Correlation between morphology and NGM of 3,4- ethylenedioxythiophene (EDOT) in acetonitrile

Abstract

AbstractThe nucleation and growth mechanism (NGM) for the electro-oxidation of 3,4-ethylenedioxythiophene (EDOT) in acetonitrile on platinum and tin(IV) oxide electrodes was determined by analyzing the potentiostatic current-time transients inferred from electrocrystallization theory. The measurements were complemented by using atomic force microscopy (AFM) and scanning electron microscopy (SEM).

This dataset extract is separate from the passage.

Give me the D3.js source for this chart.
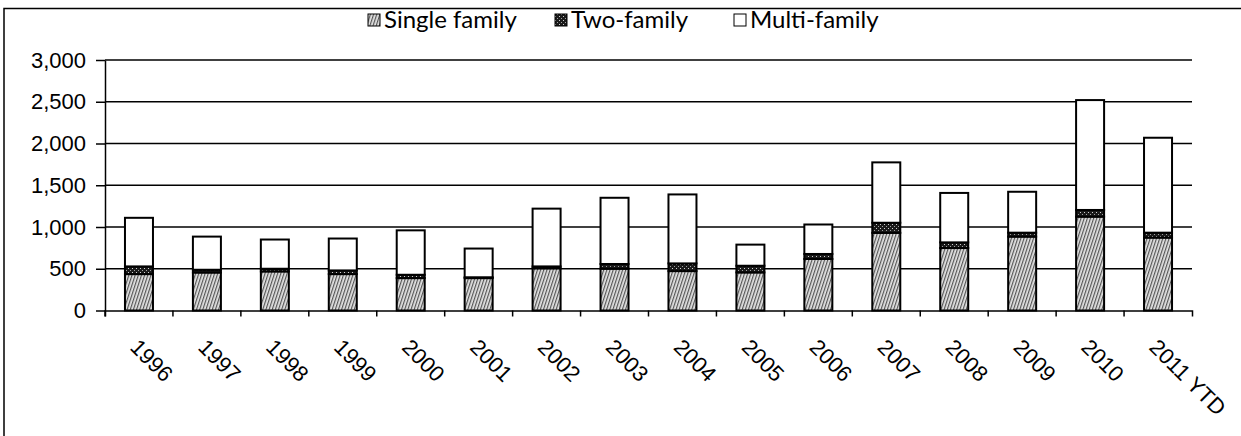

Preliminary studies performed to establish the working conditions for the potentiostatic technique using cyclic voltammetry (CV) demonstrated that under the working conditions employed herein the best potential scan-rate to obtain electrodeposits of poly(EDOT) was 50 mV·s-1. The prepared polymer displayed electrochromic properties and p- and n-doping, the p-doping being chemically reversible. In addition, it was observed that the electropolymerization mechanisms on both electrode materials were a combination of two contributions: progressive nucleation, followed by diffusion-controlled tridimensional growth, PN3Ddif; and instantaneous nucleation followed by three-dimensional growth under charge transfer control, IN3Dct. At shorter times, the IN3Dct contribution prevail giving rise to conical deposits, while at longer electrolysis times the polymeric deposit is made of granules, corresponding to the PN3Ddif mechanism. The electrode material has no effect at all on the global mechanism, but affects the time at which either contribution predominates. However, the morphological predictions made from the NGMs must be corroborated by other techniques before using the data to control the deposit to be prepared.